On July 13, 2000, QAI and CSD filed a joint motion seeking approval of a settlement agreement between them.7 The full text of the QAI-CSD settlement agreement, which is dated June 30, 2000, is attached to this decision as Appendix B.8 The agreement provides that in addition to contributing $200,000 toward restitution for CEI's customers,9 QAI will pay $25,850 for the purpose of hiring Gilardi & Co. LLC (Gilardi), an independent legal claims administrator that will handle claims processing for, and restitution payments to, the CEI customers who were slammed or crammed. (App. B, ¶¶ 4-5.)
Under the June 30 settlement agreement, QAI has also agreed to modify a number of its business practices that were called into question by the OII. First, because of issues about the allegedly misleading verification services it provided,10 QAI has agreed to require all third-party verifiers working on its behalf to ask consumers a stand-alone question whether the consumer is authorizing QAI to be the consumer's long distance (or local toll) service provider. (Id. ¶ 11.) Second, because the OII questioned QAI's practice of marketing its long distance product by emphasizing that the customer would receive a consolidated bill for both local and long distance service, QAI has agreed to cease emphasizing this feature and to market its products based on price or services other than combined billing service. (Id. ¶ 12.)
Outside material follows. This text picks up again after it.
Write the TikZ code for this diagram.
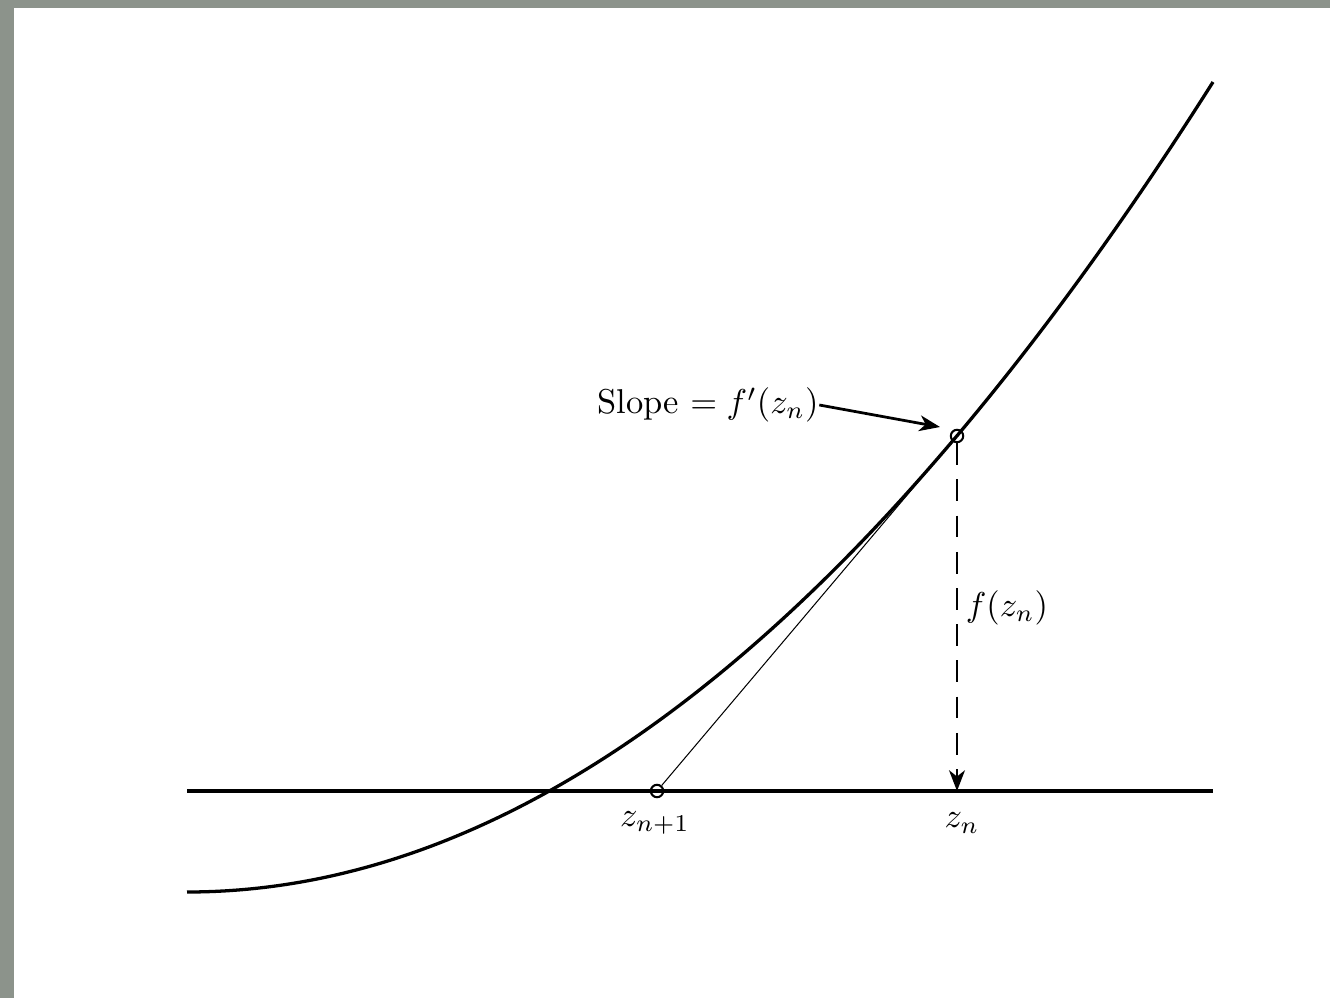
\documentclass[tikz,border=0pt]{standalone}
\usetikzlibrary{arrows.meta}
\definecolor{frame}{RGB}{140,147,139}
\begin{document}
\begin{tikzpicture}[x=0.29pt,y=-0.29pt,
  thickline/.style={line width=0.95pt},
  thinline/.style={line width=0.3pt},
  dashline/.style={line width=0.75pt,dash pattern=on 6.3pt off 4.2pt},
  dot/.style={circle,draw,line width=0.6pt,minimum size=3.6pt,inner sep=0pt},
  tip/.style={-{Stealth[length=6pt,width=4.6pt,inset=1.8pt]}},
  lbl/.style={inner sep=0pt}]
\fill[frame] (0,0) rectangle (1330,998);
\fill[white] (14,8) rectangle (1330,998);
\useasboundingbox (0,0) rectangle (1330,998);
% axis
\coordinate (axL) at (187,791);
\coordinate (axR) at (1213,791);
\draw[thickline] (axL) -- (axR);
% curve (parabola with vertex at left end)
\coordinate (cS) at (187,892);
\coordinate (cE) at (1213,82);
\draw[thickline] (cS) .. controls (529,892) and (871,622) .. (cE);
% points
\node[dot] (p) at (957,436) {};
\node[dot] (q) at (657,791) {};
\coordinate (zn) at (957,791);
% tangent
\draw[thinline] (q) -- (p);
% dashed f(z_n)
\draw[dashline,tip] (p) -- (zn);
% labels
\node[lbl] (slope) at (708,405) {Slope $=f'(z_n)$};
\coordinate (slopetip) at (940,427);
\draw[line width=0.8pt,tip] (slope.east) -- (slopetip);
\node[lbl] (fz) at (1007,608) {$f(z_n)$};
\node[lbl] (lq) at (655,823) {$z_{n+1}$};
\node[lbl] (lz) at (962,823) {$z_n$};
\end{tikzpicture}
\end{document}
The June 30 settlement agreement also provides that to the extent feasible, QAI will restructure its existing and future contracts with resellers to address prospectively the concerns raised by the OII about the degree of control exerted by QAI over CEI. Specifically, QAI has agreed to modify its reseller agreements to (1) specify that the reseller is QAI's customer and not a marketer, and that the reseller is the service provider with respect to end-users, (2) make clear that QAI is merely a service provider to the resellers, with no relationship to the end-users, (3) require the reseller to be solely responsible for end-user solicitation, third-party verification, service requests and customer service, (4) require the reseller to be solely liable for amounts it cannot collect from end-users and billing adjustments it grants to end-users, (5) eliminate QAI's "ownership" of end-users solicited by the reseller (except for security interests in receivables owed to the resellers), (6) permit resellers to change the underlying carrier used to provision the end-user's service, and (7) require resellers to obtain proper authorization for all end-user Automatic Number Identifiers submitted to QAI for activation. (Id. ¶ 10.)
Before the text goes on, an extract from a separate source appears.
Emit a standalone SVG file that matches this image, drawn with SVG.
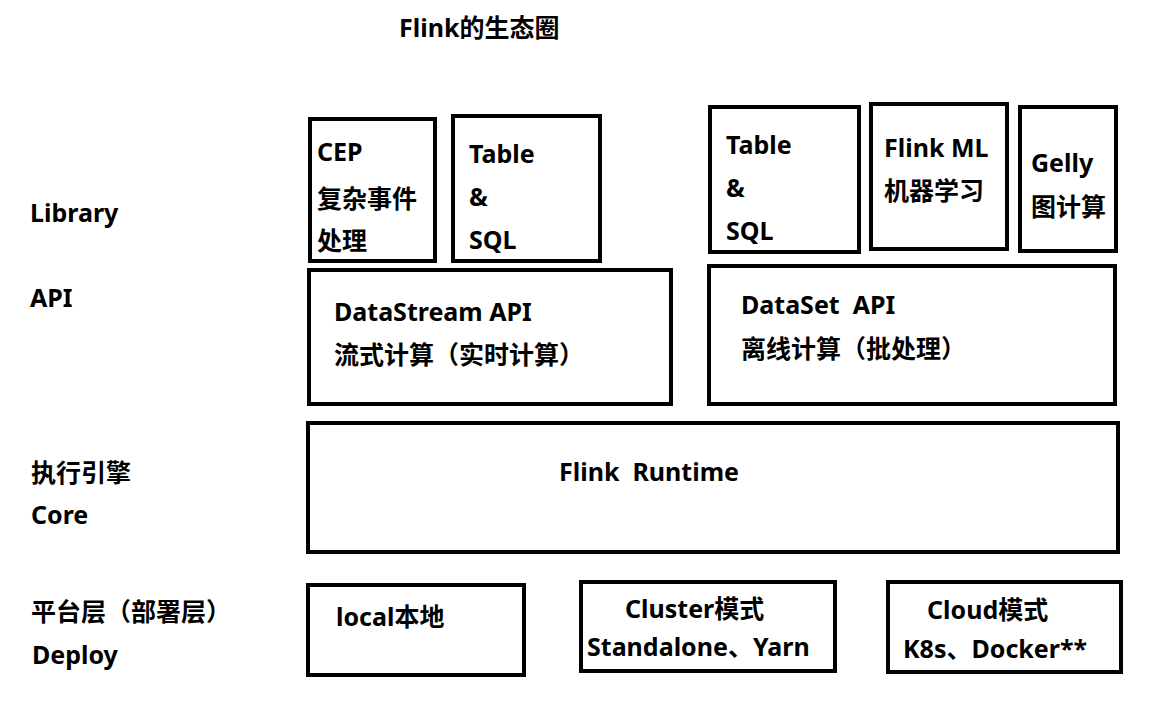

Like the March 16 settlement agreement with CEI and Daniel Coleman, the agreement between QAI and CSD provides for a suspended fine. The amount of this fine is $300,000, and it would be suspended for a period of three years. If, at the end of that time, CSD has not moved to lift the suspension and impose the fine for non-performance of the settlement agreement's terms, the fine would be vacated. (Id. ¶¶ 15-16.)
7 As part of the QAI-CSD settlement agreement, QAI waived its right to file comments on the March 16 motion and settlement agreement. In the joint motion to approve its settlement with CSD, QAI states that while it does not oppose paragraphs 1-28 of the March 16 settlement agreement, it does not agree with the factual representations made by CEI in that agreement. (QAI-CSD Joint Motion, p. 2.) 8 As in the March 16 agreement, the parties' undertakings are set forth in numbered paragraphs that follow the recitals, and the references in this decision are to those numbered paragraphs. 9 Paragraph 6 of Appendix B requires QAI to pay the $200,000 intended for restitution "within seven calendar days of signing this Agreement." 10 As to the verification practices put at issue by the OII, see D.00-06-037, mimeo. at 16-18.